Crowdsourcing Quality Content to Build Quality Communities

By on May 27, 2014

This is one of a series of blog posts from the third ONA class of MJ Bear Fellows, three journalists under 30 who are expanding the boundaries of digital news. Applications are open to apply for this year’s fellowship until June 6. Fellow Ashley Lohmann is a media entrepreneur and founder/director of Beyond the Bombs.

On the website for Beyond the Bombs—my multimedia project showcasing the untold stories of the Middle East and North Africa (MENA)—we publish content from contributors across the globe. This week alone features an article from a peace activist in Lebanon, a video from a filmmaker in Iran, and drawings from school children in Yemen photographed by a political researcher there.

Beyond the Bombs operates on a crowdsourced model to gather content from storytellers in a compelling way. Crowdsourcing is key to our mission because it helps us uncover stories and perspectives from and about MENA that rarely find their way into mainstream media.

However, crowdsourcing also has its downsides. When seeking content producers outside of the usual journalism channels, it can be difficult to know where to look and how to reach them. Once you’ve made contact, obtaining quality content (particularly pro bono) poses the greatest challenge, followed closely by enforcing deadlines. Finally, there’s the long-term struggle to build a consistent stream of content contributions.

I’m frequently asked how we get so much great content, so I’ve compiled a few strategies that I use for effective content crowdsourcing:

Get Networked and Spread the Word

Build a network of people related to the issue you’re covering, such as community leaders, entrepreneurs, nonprofit employees, businessmen, government officials, researchers or academics. They may not be content producers themselves, but they may know those who are or be willing to work with a content producer to have their own story told.

Attend conferences, participate in professional programs and fellowships, follow Twitter handles, join LinkedIn groups, and connect with as many people as you can. Most importantly, talk about your website all of the time. The more you can spread the word on your website, the more likely it is that people will come to you with content. Most of the content on Beyond the Bombs comes from people whom I’ve met through my network or who have heard about the website from others

For me, cross-cultural programs like the American-Middle Eastern Network for Dialogue at Stanford and the United Nations Alliance of Civilizations-Education First Summer School have been critical.

Be Clear About What You Want and What You Can Offer

On your website and in your communication with potential content contributors, provide clear guidelines about the type, length, quality and style of the content you’re seeking. Give them details up front about the process for editing and publishing.

Doing so will streamline the contribution process, ensuring that more of the content you receive meets your standards and objectives and making it easier for you to publish content in a timely manner. Taking the guesswork out of the contribution process will also encourage more content producers to send in their stories.

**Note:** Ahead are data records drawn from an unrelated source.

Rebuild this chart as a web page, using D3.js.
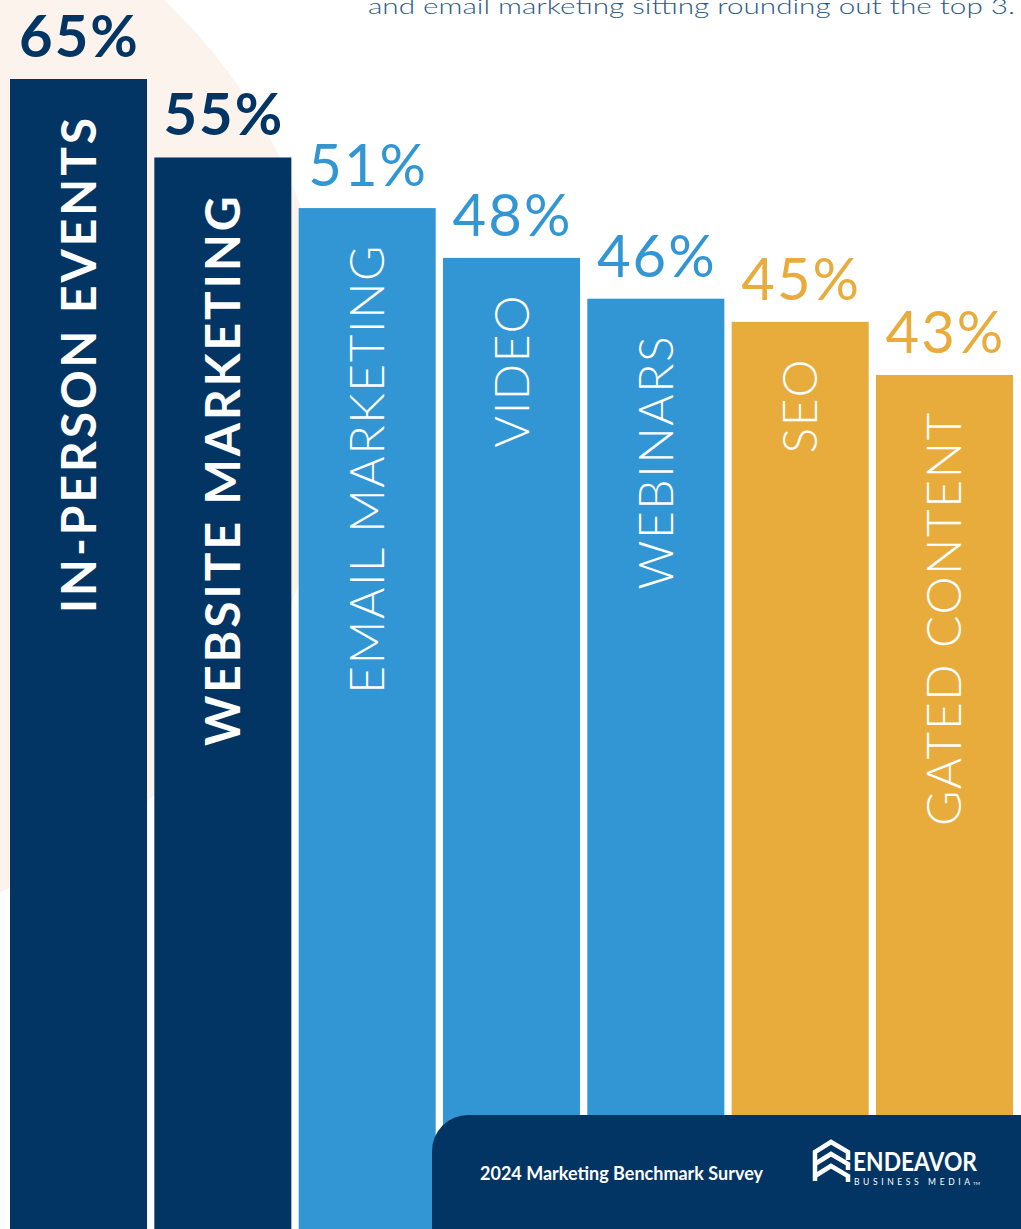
<!DOCTYPE html>
<html>
<head>
<meta charset="utf-8">
<script src="https://cdn.jsdelivr.net/npm/d3@7"></script>
<style>
  html, body { margin: 0; padding: 0; background: #ffffff; }
  svg { display: block; }
</style>
</head>
<body>
<svg id="chart" width="1021" height="1229"></svg>
<script>
// ---- data ----
const categories = ["IN-PERSON EVENTS", "WEBSITE MARKETING", "EMAIL MARKETING", "VIDEO", "WEBINARS", "SEO", "GATED CONTENT"];
const values = [65, 55, 51, 48, 46, 45, 43];
const tiers = ["top", "top", "mid", "mid", "mid", "low", "low"];
const introText = "and email marketing sitting rounding out the top 3.";
const footerText = "2024 Marketing Benchmark Survey";
const brandName = "ENDEAVOR";
const brandSub = "BUSINESS MEDIA";

// ---- setup ----
const W = 1021, H = 1229;
const svg = d3.select("#chart");
const FONT = "Lato, 'Open Sans', 'DejaVu Sans', sans-serif";

const color = d3.scaleOrdinal().domain(["top", "mid", "low"]).range(["#023564", "#3196d3", "#e8ac3d"]);
const x = d3.scaleBand().domain(categories).range([10, 1013]).paddingInner(0.0506).paddingOuter(0);
// the infographic's bar heights are not proportional to the values; a power scale
// with a negative exponent follows the original layout closely
const y = d3.scalePow().exponent(-3).domain([65, 43]).range([79, 375]);

const rows = categories.map((c, i) => ({ cat: c, value: values[i], tier: tiers[i] }));

// background decorative disc
svg.append("circle").attr("cx", -206).attr("cy", 393).attr("r", 540).attr("fill", "#fcf4ec");

// intro text (cut off at top, as in the source)
svg.append("text")
  .attr("x", 368).attr("y", 14)
  .attr("textLength", 647).attr("lengthAdjust", "spacingAndGlyphs")
  .attr("font-family", FONT).attr("font-weight", 300).attr("font-size", 22)
  .attr("fill", "#2e5a86")
  .text(introText);

// bars
svg.append("g").selectAll("rect").data(rows).join("rect")
  .attr("x", d => x(d.cat))
  .attr("y", d => y(d.value))
  .attr("width", x.bandwidth())
  .attr("height", d => H - y(d.value))
  .attr("fill", d => color(d.tier));

// value labels
svg.append("g").selectAll("text").data(rows).join("text")
  .attr("x", d => x(d.cat) + x.bandwidth() / 2 + 1)
  .attr("y", d => y(d.value) - 22)
  .attr("text-anchor", "middle")
  .attr("font-family", FONT)
  .attr("font-size", 58)
  .attr("letter-spacing", 2)
  .attr("font-weight", d => d.tier === "top" ? 700 : 400)
  .attr("fill", d => color(d.tier))
  .text(d => d.value + "%");

// category labels (rotated, inside bars)
svg.append("g").selectAll("text").data(rows).join("text")
  .attr("transform", d => `translate(${x(d.cat) + x.bandwidth() / 2 + 17},${y(d.value) + 36}) rotate(-90)`)
  .attr("text-anchor", "end")
  .attr("font-family", FONT)
  .attr("font-size", 48)
  .attr("font-weight", d => d.tier === "top" ? 700 : 300)
  .attr("letter-spacing", d => d.tier === "top" ? 2.9 : 1.6)
  .attr("fill", "#ffffff")
  .text(d => d.cat);

// footer band
const fx = 432, fy = 1115, fr = 36;
svg.append("path")
  .attr("d", `M${fx},${H} V${fy + fr} A${fr},${fr} 0 0 1 ${fx + fr},${fy} H${W} V${H} Z`)
  .attr("fill", "#023564");

svg.append("text")
  .attr("x", 480).attr("y", 1180)
  .attr("textLength", 283).attr("lengthAdjust", "spacingAndGlyphs")
  .attr("font-family", FONT).attr("font-weight", 700).attr("font-size", 18)
  .attr("fill", "#ffffff")
  .text(footerText);

// logo icon
const logo = svg.append("g").attr("fill", "none").attr("stroke", "#ffffff").attr("stroke-width", 4.5).attr("stroke-linejoin", "miter");
logo.append("path").attr("d", "M815,1181 V1152 L831,1142 L848,1152 V1160");
logo.append("path").attr("d", "M815,1164 L831,1154 L848,1164 V1170");
logo.append("path").attr("d", "M815,1176 L831,1166 L848,1176 V1182");

svg.append("text")
  .attr("x", 853).attr("y", 1171)
  .attr("textLength", 124).attr("lengthAdjust", "spacingAndGlyphs")
  .attr("font-family", FONT).attr("font-weight", 700).attr("font-size", 26)
  .attr("fill", "#ffffff")
  .text(brandName);
svg.append("text")
  .attr("x", 854).attr("y", 1185)
  .attr("textLength", 116).attr("lengthAdjust", "spacing")
  .attr("font-family", FONT).attr("font-weight", 400).attr("font-size", 8.5)
  .attr("fill", "#ffffff")
  .text(brandSub);
svg.append("text")
  .attr("x", 973).attr("y", 1185)
  .attr("font-family", FONT).attr("font-size", 4.5)
  .attr("fill", "#ffffff")
  .text("TM");
</script>
</body>
</html>
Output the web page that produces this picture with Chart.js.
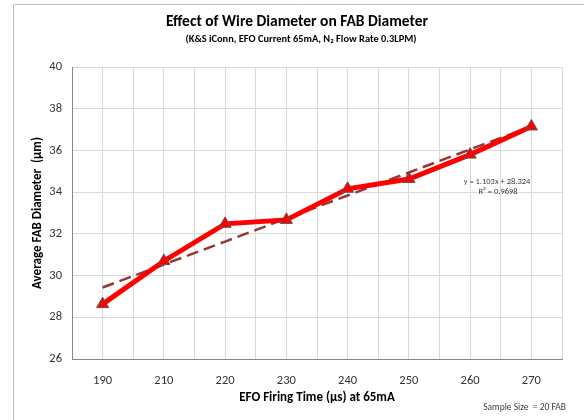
<!DOCTYPE html>
<html>
<head>
<meta charset="utf-8">
<script src="https://cdn.jsdelivr.net/npm/chart.js@4.4.0/dist/chart.umd.min.js"></script>
<style>
body{margin:0;background:#fff;}
canvas{display:block;}
</style>
</head>
<body>
<canvas id="fab-chart" width="584" height="420"></canvas>
<script>
var firingTime = ['190', '210', '220', '230', '240', '250', '260', '270'];
var fabDiameter = [28.63, 30.7, 32.48, 32.67, 34.16, 34.63, 35.8, 37.15];
var trendLine = [29.43, 30.53, 31.63, 32.74, 33.84, 34.94, 36.05, 37.15];
var yTicks = [26, 28, 30, 32, 34, 36, 38, 40];
var titleText = 'Effect of Wire Diameter on FAB Diameter';
var subtitleText = '(K&S iConn, EFO Current 65mA, N\u2082 Flow Rate 0.3LPM)';
var trendText = ['y = 1.103x + 28.324', 'R\u00b2 = 0.9698'];
var sampleText = 'Sample Size  = 20 FAB';

var fontFamily = 'Carlito, Lato, "Open Sans", sans-serif';
Chart.defaults.font.family = fontFamily;

// frame, titles and the little notes
var extras = {
  id: 'extras',
  beforeDraw: function(chart){
    var ctx = chart.ctx;
    ctx.save();
    ctx.fillStyle = '#fff';
    ctx.fillRect(0, 0, chart.width, chart.height);
    ctx.strokeStyle = '#bfbfbf';
    ctx.lineWidth = 1;
    ctx.beginPath();
    ctx.moveTo(13.5, 420);
    ctx.lineTo(13.5, 4.5);
    ctx.lineTo(584, 4.5);
    ctx.stroke();
    ctx.restore();
  },
  afterDraw: function(chart){
    var ctx = chart.ctx;
    ctx.save();
    ctx.textAlign = 'center';
    ctx.textBaseline = 'middle';
    ctx.fillStyle = '#000';
    ctx.font = 'bold 15.5px ' + fontFamily;
    ctx.fillText(titleText, 297, 22);
    ctx.font = 'bold 10.4px ' + fontFamily;
    ctx.fillText(subtitleText, 301, 39);
    ctx.fillStyle = '#404040';
    ctx.font = '8.5px ' + fontFamily;
    ctx.fillText(trendText[0], 497, 182);
    ctx.fillText(trendText[1], 498, 192);
    ctx.font = '9.5px ' + fontFamily;
    ctx.textAlign = 'right';
    ctx.fillText(sampleText, 566, 408);
    ctx.restore();
  }
};

new Chart(document.getElementById('fab-chart'), {
  type: 'line',
  data: {
    labels: firingTime,
    datasets: [{
      data: fabDiameter,
      borderColor: '#ff0000',
      borderWidth: 5,
      pointStyle: 'triangle',
      pointRadius: 7,
      pointBackgroundColor: '#ff0000',
      pointBorderColor: '#595959',
      pointBorderWidth: 1,
      tension: 0
    }, {
      data: trendLine,
      borderColor: '#953735',
      borderWidth: 2.5,
      borderDash: [12, 6],
      pointRadius: 0,
      tension: 0
    }]
  },
  options: {
    responsive: false,
    animation: false,
    layout: {padding: {left: 14, right: 22, top: 67, bottom: 0}},
    plugins: {legend: {display: false}, tooltip: {enabled: false}},
    scales: {
      x: {
        offset: true,
        grid: {offset: true, color: '#d9d9d9', drawTicks: false},
        border: {color: '#868686'},
        ticks: {padding: 14, color: '#333', font: {size: 12.5}},
        title: {display: true, text: 'EFO Firing Time (\u00b5s) at 65mA', color: '#000',
          font: {size: 13, weight: 'bold'}, padding: {top: 0, bottom: 14}},
        afterFit: function(s){ s.height = 61; }
      },
      x2: {
        type: 'category',
        labels: firingTime,
        position: 'bottom',
        offset: true,
        grid: {offset: false, color: '#d9d9d9', drawTicks: false},
        border: {display: false},
        ticks: {display: false},
        afterFit: function(s){ s.height = 0; }
      },
      y: {
        min: 26,
        max: 40,
        afterBuildTicks: function(s){ s.ticks = yTicks.map(function(v){ return {value: v}; }); },
        grid: {color: '#d9d9d9', drawTicks: false},
        border: {color: '#868686'},
        ticks: {padding: 10, color: '#333', font: {size: 12.5}},
        title: {display: true, text: 'Average FAB Diameter  (\u00b5m)', color: '#000',
          font: {size: 13, weight: 'bold'}, padding: {top: 16, bottom: 0}},
        afterFit: function(s){ s.width = 58; }
      }
    }
  },
  plugins: [extras]
});
</script>
</body>
</html>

“Your website’s mission can be your strongest selling point. Whether it’s the issue you’re covering or the way you’re covering it, if people are passionate about your mission, they will be eager to send in content.”

In addition to telling contributors what you want, be sure that they know what you can offer them, especially if there is no monetary compensation. Publishing on your website can promote their causes and their talent as content creators. If you have content partnerships, your contributors’ stories may be published on other websites, as well. For contributors who are non-native English speakers, going through the editing process can help them improve their English-language content and reach a wider English-speaking audience.

Most of all, your website’s mission can be your strongest selling point. Whether it’s the issue you’re covering or the way you’re covering it, if people are passionate about your mission, they will be eager to send in content. Our contributors are dedicated to changing public perceptions about the MENA region, and our website offers them an outlet to do so.

Create a Contributor Community

Make your contributors feel like part of a team. Try to arrange video calls with potential contributors early in the process. This allows you to better convey the mission of your website, discuss your expectations and theirs, and refine their ideas for content. Meeting “face-to-face” also gives you an opportunity to establish a personal rapport.

After publishing content on your site, let your contributors know how their pieces have been received. Congratulate them on pageviews, tweets, Facebook posts and comments. Make sure they know how much you appreciate them; after all, they are the reason your website continues to exist.

Most importantly, stay in touch. Encourage contributors to refer their friends to your website and to reach out if they have story ideas in the future. Check in with them periodically, too. Keeping contributors interested and involved builds a sense of belonging.

With effective content crowdsourcing, you can tap into a storytelling gold mine that will distinguish your website and bring to light stories that may otherwise never reach their full audience.

Fellow Ashley Lohmann is a media entrepreneur, and founder/director of Beyond the Bombs. Since graduating from Stanford University, she has held positions as a Middle Eastern security analyst in Washington, DC and an editor and writer for an online publication in Los Angeles. She has also studied and worked in Egypt, Jordan, and Turkey.